With this increasing use comes increasing responsibility. Both BRE and the Construction Products Association, which co-ordinated the manufacturers' input to the revision of the Green Guide over the last two years, have become aware of market trends which are worthy of comment. It is important that users of the Green Guide have a proper appreciation of what it is and also what it is not, as well as some understanding of how it works. Without this basic knowledge there are risks that users will simply use it as a tick box activity and not look more carefully and holistically at the Green Guide itself, the CSH and BREEAM within which it sits.
Both the CSH and BREEAM are non-prescriptive systems that focus on the whole building's overall sustainability performance. For the embodied impacts of materials, both the CSH and BREEAM use the Green Guide as the means to rate materials for credits. The Green Guide is based on ISO methodologies for life cycle assessment that look at the whole life cycle of materials from extraction (cradle) to end of life (grave). It considers 13 different criteria, including global warming, water consumption, resource extraction and effects on ecosystems, which are weighted and added up to give a score (EcoPoints). There is a range of choices within ISO, including an option to look at future uses where recyclability (cradle-to-cradle) rather than recycled content has a greater emphasis, which can produce significantly different results. No choice is ‘more right' than any other but the selected interpretation should be transparent and based on the goal and scope of the study.
BRE's Environmental Profiles Methodology, on which the Green Guide is based, was developed with the involvement of the Construction Products Association and many materials trade associations during the late 1990s before the first version was published. Further extensive consultation on this with the Construction Products Association and others over the past four years has lead to the update of the Environmental Profiles Methodology and the launch of the online Green Guide. It is important to note that if different criteria and/or weightings are used in any methodology then the relative performances of materials or products could change to a considerable degree.
The Green Guide gives relative performances of various building elements and so a common methodology has to be used throughout. It looks at a range of materials or products used in a number of elements (such as walls, floors, and roofs) and assesses their overall impact, over a 60 year study period, in EcoPoints. It then takes the overall impact of the best and the worst results for a particular element and building type, and divides the gap between them into six equal bands, E to A+. The other results are then fitted into these bands.

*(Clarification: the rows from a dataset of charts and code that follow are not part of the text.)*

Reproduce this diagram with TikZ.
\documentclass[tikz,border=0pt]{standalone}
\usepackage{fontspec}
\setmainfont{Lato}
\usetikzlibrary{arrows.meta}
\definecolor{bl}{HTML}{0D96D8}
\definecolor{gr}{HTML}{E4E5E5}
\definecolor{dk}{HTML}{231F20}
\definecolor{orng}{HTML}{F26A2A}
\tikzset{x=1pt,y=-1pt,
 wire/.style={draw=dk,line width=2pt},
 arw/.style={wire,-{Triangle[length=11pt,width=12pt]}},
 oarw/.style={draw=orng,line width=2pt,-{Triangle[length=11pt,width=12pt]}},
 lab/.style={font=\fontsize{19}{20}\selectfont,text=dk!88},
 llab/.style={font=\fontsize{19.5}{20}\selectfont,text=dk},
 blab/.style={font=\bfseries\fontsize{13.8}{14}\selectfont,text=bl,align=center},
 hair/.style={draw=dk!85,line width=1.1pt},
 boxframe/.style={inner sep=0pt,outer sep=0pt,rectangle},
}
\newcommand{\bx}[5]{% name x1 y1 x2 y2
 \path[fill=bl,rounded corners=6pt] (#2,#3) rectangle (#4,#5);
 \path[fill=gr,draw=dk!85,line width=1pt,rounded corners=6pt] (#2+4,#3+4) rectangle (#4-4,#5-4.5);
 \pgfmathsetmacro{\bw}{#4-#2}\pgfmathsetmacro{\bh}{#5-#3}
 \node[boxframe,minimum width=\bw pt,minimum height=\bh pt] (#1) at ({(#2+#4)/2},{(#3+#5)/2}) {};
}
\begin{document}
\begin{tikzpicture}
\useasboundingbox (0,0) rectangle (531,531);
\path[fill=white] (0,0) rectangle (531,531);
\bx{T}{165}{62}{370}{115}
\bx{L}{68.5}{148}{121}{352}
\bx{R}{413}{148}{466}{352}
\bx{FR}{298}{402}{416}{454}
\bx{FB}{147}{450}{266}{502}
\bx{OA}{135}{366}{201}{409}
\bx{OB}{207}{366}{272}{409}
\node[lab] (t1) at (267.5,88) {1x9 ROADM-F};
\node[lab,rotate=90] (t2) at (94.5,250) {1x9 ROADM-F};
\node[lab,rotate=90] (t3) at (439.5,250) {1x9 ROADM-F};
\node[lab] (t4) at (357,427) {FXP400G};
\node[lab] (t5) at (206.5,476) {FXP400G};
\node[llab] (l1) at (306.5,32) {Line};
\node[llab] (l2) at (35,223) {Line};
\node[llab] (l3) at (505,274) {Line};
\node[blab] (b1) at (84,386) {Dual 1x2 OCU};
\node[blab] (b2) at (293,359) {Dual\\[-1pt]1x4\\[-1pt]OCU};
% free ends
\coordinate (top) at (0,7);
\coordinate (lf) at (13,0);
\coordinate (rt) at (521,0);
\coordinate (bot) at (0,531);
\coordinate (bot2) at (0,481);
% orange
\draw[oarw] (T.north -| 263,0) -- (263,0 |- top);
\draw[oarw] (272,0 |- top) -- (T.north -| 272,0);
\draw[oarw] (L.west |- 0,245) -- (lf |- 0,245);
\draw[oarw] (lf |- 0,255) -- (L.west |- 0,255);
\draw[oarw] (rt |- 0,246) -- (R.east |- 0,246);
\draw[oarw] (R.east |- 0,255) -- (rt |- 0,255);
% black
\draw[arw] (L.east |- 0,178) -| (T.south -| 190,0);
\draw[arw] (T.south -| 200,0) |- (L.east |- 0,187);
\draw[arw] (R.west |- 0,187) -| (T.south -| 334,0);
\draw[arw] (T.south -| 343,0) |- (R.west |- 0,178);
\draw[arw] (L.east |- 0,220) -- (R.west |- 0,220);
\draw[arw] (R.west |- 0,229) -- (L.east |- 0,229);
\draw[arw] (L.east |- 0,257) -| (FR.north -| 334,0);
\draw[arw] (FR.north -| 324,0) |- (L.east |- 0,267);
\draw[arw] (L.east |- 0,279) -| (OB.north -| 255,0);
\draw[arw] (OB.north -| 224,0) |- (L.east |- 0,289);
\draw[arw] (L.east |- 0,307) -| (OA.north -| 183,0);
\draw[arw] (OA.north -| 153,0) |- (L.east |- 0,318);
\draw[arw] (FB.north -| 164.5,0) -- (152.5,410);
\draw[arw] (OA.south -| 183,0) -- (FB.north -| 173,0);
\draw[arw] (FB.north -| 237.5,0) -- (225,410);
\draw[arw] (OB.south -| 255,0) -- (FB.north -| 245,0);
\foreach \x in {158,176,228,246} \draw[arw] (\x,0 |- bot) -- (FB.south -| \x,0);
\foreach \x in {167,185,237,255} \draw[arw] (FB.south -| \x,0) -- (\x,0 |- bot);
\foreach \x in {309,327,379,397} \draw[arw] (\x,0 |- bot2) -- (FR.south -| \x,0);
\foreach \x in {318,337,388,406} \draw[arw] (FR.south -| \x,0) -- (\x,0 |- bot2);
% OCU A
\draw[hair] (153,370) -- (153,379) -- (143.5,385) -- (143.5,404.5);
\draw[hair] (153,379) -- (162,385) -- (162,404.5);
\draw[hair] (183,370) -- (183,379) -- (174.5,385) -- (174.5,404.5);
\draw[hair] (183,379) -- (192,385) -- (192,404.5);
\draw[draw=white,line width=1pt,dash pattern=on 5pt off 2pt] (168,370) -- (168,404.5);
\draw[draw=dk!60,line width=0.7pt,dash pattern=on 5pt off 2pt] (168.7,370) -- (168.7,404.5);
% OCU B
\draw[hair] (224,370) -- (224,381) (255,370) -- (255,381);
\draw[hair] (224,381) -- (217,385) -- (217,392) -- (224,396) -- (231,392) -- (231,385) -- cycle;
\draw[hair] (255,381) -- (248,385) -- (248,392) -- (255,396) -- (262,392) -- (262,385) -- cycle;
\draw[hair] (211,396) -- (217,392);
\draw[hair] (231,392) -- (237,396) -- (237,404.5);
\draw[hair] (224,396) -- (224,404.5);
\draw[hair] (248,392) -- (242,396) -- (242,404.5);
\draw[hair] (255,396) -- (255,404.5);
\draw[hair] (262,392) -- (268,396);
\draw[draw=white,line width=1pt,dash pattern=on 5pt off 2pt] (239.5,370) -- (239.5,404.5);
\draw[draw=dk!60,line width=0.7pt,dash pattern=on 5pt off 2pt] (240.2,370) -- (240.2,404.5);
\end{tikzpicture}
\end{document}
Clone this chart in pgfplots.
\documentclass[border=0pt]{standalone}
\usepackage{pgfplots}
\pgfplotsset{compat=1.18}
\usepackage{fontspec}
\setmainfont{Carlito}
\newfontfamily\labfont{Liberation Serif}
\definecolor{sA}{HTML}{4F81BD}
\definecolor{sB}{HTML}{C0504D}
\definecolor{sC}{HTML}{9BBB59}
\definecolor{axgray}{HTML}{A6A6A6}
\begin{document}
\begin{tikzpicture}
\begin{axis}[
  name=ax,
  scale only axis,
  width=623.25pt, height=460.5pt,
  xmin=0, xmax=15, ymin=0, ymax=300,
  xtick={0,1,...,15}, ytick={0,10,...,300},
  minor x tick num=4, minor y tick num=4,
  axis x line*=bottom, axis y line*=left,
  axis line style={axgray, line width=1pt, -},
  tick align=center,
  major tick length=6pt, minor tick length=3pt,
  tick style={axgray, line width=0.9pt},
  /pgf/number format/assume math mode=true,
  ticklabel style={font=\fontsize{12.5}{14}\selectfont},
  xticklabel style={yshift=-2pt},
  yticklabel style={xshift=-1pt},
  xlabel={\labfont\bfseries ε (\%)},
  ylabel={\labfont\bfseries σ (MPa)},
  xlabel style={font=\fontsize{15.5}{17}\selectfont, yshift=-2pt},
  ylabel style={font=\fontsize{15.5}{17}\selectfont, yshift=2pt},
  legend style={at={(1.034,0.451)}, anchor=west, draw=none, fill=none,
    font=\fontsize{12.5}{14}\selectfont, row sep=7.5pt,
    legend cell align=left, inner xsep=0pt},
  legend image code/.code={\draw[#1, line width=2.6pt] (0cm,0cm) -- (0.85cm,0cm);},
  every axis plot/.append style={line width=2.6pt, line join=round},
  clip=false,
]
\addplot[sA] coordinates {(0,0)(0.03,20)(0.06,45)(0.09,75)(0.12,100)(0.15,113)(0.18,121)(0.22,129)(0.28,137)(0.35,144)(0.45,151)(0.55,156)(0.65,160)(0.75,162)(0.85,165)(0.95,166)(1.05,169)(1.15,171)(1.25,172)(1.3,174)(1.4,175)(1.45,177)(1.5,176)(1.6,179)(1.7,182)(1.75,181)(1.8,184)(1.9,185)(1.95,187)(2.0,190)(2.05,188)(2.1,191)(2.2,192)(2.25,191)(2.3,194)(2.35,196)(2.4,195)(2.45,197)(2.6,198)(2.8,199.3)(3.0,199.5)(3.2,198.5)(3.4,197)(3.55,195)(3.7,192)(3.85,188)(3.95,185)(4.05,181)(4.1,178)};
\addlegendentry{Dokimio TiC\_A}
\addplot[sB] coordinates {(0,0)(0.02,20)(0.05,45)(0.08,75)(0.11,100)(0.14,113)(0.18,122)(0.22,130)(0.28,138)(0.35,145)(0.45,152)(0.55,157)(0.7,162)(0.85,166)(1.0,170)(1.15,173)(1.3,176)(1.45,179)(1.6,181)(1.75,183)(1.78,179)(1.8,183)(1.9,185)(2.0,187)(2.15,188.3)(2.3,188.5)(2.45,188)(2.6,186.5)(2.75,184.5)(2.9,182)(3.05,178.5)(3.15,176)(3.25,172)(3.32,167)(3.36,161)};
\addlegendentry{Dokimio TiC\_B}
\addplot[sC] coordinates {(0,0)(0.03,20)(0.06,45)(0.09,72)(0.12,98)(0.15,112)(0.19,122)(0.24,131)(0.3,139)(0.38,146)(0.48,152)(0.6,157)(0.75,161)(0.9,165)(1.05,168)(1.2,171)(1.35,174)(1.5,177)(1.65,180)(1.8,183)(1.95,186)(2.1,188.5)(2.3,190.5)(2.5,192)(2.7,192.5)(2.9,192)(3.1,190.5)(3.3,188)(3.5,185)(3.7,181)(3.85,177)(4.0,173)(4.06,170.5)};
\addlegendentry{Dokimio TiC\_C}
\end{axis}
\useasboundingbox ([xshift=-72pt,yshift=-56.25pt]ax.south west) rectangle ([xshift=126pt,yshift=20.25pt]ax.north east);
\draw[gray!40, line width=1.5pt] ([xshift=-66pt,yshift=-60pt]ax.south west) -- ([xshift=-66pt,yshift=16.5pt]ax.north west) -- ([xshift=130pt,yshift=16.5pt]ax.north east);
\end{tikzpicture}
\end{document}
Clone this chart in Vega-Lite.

This is why there can be uneven distributions of scores, with some elements having most in the A and A+ bands whereas other elements may have a more even spread.
For some elements, such as separating walls, windows or commercial floor construction, the difference between the best (A+) and the worst (E) is relatively small in absolute terms with an E rating having approximately two to three times the impact of an A+ rating and the range being about 0.5 EcoPoints/m². In other elements, such as roofing or surfacing for heavily trafficked areas, the range is more than 1.5 EcoPoints/m² and an E can be over four times worse than an A+.
Specifying materials or products solely on one criterion, such as embodied carbon or recycled content, can lead to sub-optimal overall sustainability choices. Specifiers must understand that the embodied environmental impacts, as measured in the Green Guide, are only a part of (and not the same as) the overall sustainability of a building as measured in BREEAM and the CSH. Materials or products not getting A or A+ ratings in the Green Guide can still be, and already are, part of buildings achieving high levels in the CSH or BREEAM. The total amount of credit available, based on the Green Guide, within CSH for "Mat 1: Environmental Impact of Materials" is 4.5% and for BREEAM Offices 2008 it is 4.16%.
The Construction Products Association and the BRE Trust Group would like to move towards a system where the scores of each material/product are added up at the whole building level, rather like energy performance, ideally through the CAD system. This could be done using the EcoPoints system that underlies the Green Guide. The BRE Trust's Envest system offers such an approach but further work is required before it fully addresses these needs.